Do not include the pictures; repeat the rest of the data exactly.

• • • • •

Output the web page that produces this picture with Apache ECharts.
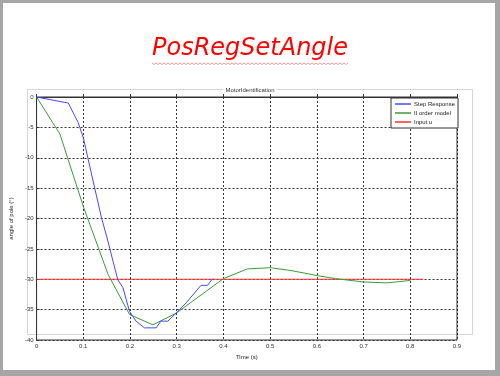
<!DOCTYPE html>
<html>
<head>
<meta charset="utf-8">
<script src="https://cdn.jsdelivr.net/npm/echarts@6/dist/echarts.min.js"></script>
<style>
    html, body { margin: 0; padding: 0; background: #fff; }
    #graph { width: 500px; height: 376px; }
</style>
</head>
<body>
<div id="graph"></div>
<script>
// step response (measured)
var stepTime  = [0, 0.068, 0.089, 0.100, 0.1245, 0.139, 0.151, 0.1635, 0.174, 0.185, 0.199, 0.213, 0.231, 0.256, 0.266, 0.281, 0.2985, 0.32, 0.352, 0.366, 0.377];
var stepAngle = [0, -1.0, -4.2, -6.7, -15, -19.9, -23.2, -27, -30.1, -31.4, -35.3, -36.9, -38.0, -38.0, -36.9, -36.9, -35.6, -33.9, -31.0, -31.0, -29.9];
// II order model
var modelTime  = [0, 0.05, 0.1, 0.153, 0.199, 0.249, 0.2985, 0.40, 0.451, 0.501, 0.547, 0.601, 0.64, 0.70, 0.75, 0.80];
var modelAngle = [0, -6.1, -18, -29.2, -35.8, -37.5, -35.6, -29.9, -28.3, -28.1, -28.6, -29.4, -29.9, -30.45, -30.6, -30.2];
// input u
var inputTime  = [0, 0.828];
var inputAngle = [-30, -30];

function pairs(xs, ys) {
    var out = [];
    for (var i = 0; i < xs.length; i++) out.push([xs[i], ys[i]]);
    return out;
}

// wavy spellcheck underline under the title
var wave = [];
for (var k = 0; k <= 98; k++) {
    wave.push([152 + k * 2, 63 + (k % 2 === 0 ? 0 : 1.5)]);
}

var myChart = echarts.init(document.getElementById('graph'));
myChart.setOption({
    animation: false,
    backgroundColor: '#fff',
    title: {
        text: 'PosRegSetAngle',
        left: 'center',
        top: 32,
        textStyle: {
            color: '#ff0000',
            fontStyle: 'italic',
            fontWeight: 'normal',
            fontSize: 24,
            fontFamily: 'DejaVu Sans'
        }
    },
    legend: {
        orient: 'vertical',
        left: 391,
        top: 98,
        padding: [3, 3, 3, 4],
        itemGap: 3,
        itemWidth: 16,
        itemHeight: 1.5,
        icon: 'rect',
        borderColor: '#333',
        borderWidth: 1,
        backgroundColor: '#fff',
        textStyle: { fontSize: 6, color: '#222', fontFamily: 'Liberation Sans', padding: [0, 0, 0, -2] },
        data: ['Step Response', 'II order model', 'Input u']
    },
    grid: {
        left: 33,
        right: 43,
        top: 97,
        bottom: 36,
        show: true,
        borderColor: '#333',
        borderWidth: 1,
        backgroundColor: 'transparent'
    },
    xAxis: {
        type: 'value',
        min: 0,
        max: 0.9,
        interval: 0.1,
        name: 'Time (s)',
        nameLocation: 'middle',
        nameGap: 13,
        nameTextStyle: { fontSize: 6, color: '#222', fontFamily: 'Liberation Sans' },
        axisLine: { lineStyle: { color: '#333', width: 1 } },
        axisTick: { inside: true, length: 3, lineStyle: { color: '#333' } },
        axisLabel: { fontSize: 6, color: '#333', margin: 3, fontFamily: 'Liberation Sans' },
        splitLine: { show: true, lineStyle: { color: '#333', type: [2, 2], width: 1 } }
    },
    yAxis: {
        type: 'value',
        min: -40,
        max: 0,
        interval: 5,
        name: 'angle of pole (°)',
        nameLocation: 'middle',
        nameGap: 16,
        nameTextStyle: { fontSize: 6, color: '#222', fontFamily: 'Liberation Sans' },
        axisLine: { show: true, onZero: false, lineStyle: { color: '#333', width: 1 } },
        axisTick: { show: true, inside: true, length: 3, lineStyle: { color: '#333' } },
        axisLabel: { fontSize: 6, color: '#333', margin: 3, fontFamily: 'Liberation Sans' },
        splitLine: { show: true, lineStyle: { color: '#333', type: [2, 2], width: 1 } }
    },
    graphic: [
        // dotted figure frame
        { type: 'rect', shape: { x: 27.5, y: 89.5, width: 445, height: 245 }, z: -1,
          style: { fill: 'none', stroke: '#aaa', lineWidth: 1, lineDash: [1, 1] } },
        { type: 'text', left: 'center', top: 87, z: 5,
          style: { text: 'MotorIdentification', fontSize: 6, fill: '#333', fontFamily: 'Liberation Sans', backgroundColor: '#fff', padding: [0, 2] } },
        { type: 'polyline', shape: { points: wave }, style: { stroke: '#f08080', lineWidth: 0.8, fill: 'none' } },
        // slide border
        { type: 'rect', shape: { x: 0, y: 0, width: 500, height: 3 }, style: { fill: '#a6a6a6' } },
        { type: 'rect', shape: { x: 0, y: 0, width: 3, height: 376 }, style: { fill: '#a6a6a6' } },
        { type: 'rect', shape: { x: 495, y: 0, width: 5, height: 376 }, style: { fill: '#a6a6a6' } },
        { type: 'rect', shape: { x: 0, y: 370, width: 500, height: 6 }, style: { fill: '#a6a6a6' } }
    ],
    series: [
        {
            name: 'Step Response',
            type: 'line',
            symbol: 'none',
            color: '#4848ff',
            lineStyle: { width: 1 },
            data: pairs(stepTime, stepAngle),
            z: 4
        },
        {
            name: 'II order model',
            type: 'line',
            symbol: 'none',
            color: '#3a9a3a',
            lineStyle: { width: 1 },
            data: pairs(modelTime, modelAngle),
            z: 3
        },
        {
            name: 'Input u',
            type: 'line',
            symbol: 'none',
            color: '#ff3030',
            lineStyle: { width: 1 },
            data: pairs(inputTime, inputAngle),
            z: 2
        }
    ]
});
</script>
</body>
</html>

• • • • •

- _TASK RESULT_:
Output the web page that produces this picture with Apache ECharts.
<!DOCTYPE html>
<html>
<head>
<meta charset="utf-8">
<script src="https://cdn.jsdelivr.net/npm/echarts@6/dist/echarts.min.js"></script>
<style>
    html, body { margin: 0; padding: 0; background: #fff; }
    #graph { width: 500px; height: 376px; }
</style>
</head>
<body>
<div id="graph"></div>
<script>
// step response (measured)
var stepTime  = [0, 0.068, 0.089, 0.100, 0.1245, 0.139, 0.151, 0.1635, 0.174, 0.185, 0.199, 0.213, 0.231, 0.256, 0.266, 0.281, 0.2985, 0.32, 0.352, 0.366, 0.377];
var stepAngle = [0, -1.0, -4.2, -6.7, -15, -19.9, -23.2, -27, -30.1, -31.4, -35.3, -36.9, -38.0, -38.0, -36.9, -36.9, -35.6, -33.9, -31.0, -31.0, -29.9];
// II order model
var modelTime  = [0, 0.05, 0.1, 0.153, 0.199, 0.249, 0.2985, 0.40, 0.451, 0.501, 0.547, 0.601, 0.64, 0.70, 0.75, 0.80];
var modelAngle = [0, -6.1, -18, -29.2, -35.8, -37.5, -35.6, -29.9, -28.3, -28.1, -28.6, -29.4, -29.9, -30.45, -30.6, -30.2];
// input u
var inputTime  = [0, 0.828];
var inputAngle = [-30, -30];

function pairs(xs, ys) {
    var out = [];
    for (var i = 0; i < xs.length; i++) out.push([xs[i], ys[i]]);
    return out;
}

// wavy spellcheck underline under the title
var wave = [];
for (var k = 0; k <= 98; k++) {
    wave.push([152 + k * 2, 63 + (k % 2 === 0 ? 0 : 1.5)]);
}

var myChart = echarts.init(document.getElementById('graph'));
myChart.setOption({
    animation: false,
    backgroundColor: '#fff',
    title: {
        text: 'PosRegSetAngle',
        left: 'center',
        top: 32,
        textStyle: {
            color: '#ff0000',
            fontStyle: 'italic',
            fontWeight: 'normal',
            fontSize: 24,
            fontFamily: 'DejaVu Sans'
        }
    },
    legend: {
        orient: 'vertical',
        left: 391,
        top: 98,
        padding: [3, 3, 3, 4],
        itemGap: 3,
        itemWidth: 16,
        itemHeight: 1.5,
        icon: 'rect',
        borderColor: '#333',
        borderWidth: 1,
        backgroundColor: '#fff',
        textStyle: { fontSize: 6, color: '#222', fontFamily: 'Liberation Sans', padding: [0, 0, 0, -2] },
        data: ['Step Response', 'II order model', 'Input u']
    },
    grid: {
        left: 33,
        right: 43,
        top: 97,
        bottom: 36,
        show: true,
        borderColor: '#333',
        borderWidth: 1,
        backgroundColor: 'transparent'
    },
    xAxis: {
        type: 'value',
        min: 0,
        max: 0.9,
        interval: 0.1,
        name: 'Time (s)',
        nameLocation: 'middle',
        nameGap: 13,
        nameTextStyle: { fontSize: 6, color: '#222', fontFamily: 'Liberation Sans' },
        axisLine: { lineStyle: { color: '#333', width: 1 } },
        axisTick: { inside: true, length: 3, lineStyle: { color: '#333' } },
        axisLabel: { fontSize: 6, color: '#333', margin: 3, fontFamily: 'Liberation Sans' },
        splitLine: { show: true, lineStyle: { color: '#333', type: [2, 2], width: 1 } }
    },
    yAxis: {
        type: 'value',
        min: -40,
        max: 0,
        interval: 5,
        name: 'angle of pole (°)',
        nameLocation: 'middle',
        nameGap: 16,
        nameTextStyle: { fontSize: 6, color: '#222', fontFamily: 'Liberation Sans' },
        axisLine: { show: true, onZero: false, lineStyle: { color: '#333', width: 1 } },
        axisTick: { show: true, inside: true, length: 3, lineStyle: { color: '#333' } },
        axisLabel: { fontSize: 6, color: '#333', margin: 3, fontFamily: 'Liberation Sans' },
        splitLine: { show: true, lineStyle: { color: '#333', type: [2, 2], width: 1 } }
    },
    graphic: [
        // dotted figure frame
        { type: 'rect', shape: { x: 27.5, y: 89.5, width: 445, height: 245 }, z: -1,
          style: { fill: 'none', stroke: '#aaa', lineWidth: 1, lineDash: [1, 1] } },
        { type: 'text', left: 'center', top: 87, z: 5,
          style: { text: 'MotorIdentification', fontSize: 6, fill: '#333', fontFamily: 'Liberation Sans', backgroundColor: '#fff', padding: [0, 2] } },
        { type: 'polyline', shape: { points: wave }, style: { stroke: '#f08080', lineWidth: 0.8, fill: 'none' } },
        // slide border
        { type: 'rect', shape: { x: 0, y: 0, width: 500, height: 3 }, style: { fill: '#a6a6a6' } },
        { type: 'rect', shape: { x: 0, y: 0, width: 3, height: 376 }, style: { fill: '#a6a6a6' } },
        { type: 'rect', shape: { x: 495, y: 0, width: 5, height: 376 }, style: { fill: '#a6a6a6' } },
        { type: 'rect', shape: { x: 0, y: 370, width: 500, height: 6 }, style: { fill: '#a6a6a6' } }
    ],
    series: [
        {
            name: 'Step Response',
            type: 'line',
            symbol: 'none',
            color: '#4848ff',
            lineStyle: { width: 1 },
            data: pairs(stepTime, stepAngle),
            z: 4
        },
        {
            name: 'II order model',
            type: 'line',
            symbol: 'none',
            color: '#3a9a3a',
            lineStyle: { width: 1 },
            data: pairs(modelTime, modelAngle),
            z: 3
        },
        {
            name: 'Input u',
            type: 'line',
            symbol: 'none',
            color: '#ff3030',
            lineStyle: { width: 1 },
            data: pairs(inputTime, inputAngle),
            z: 2
        }
    ]
});
</script>
</body>
</html>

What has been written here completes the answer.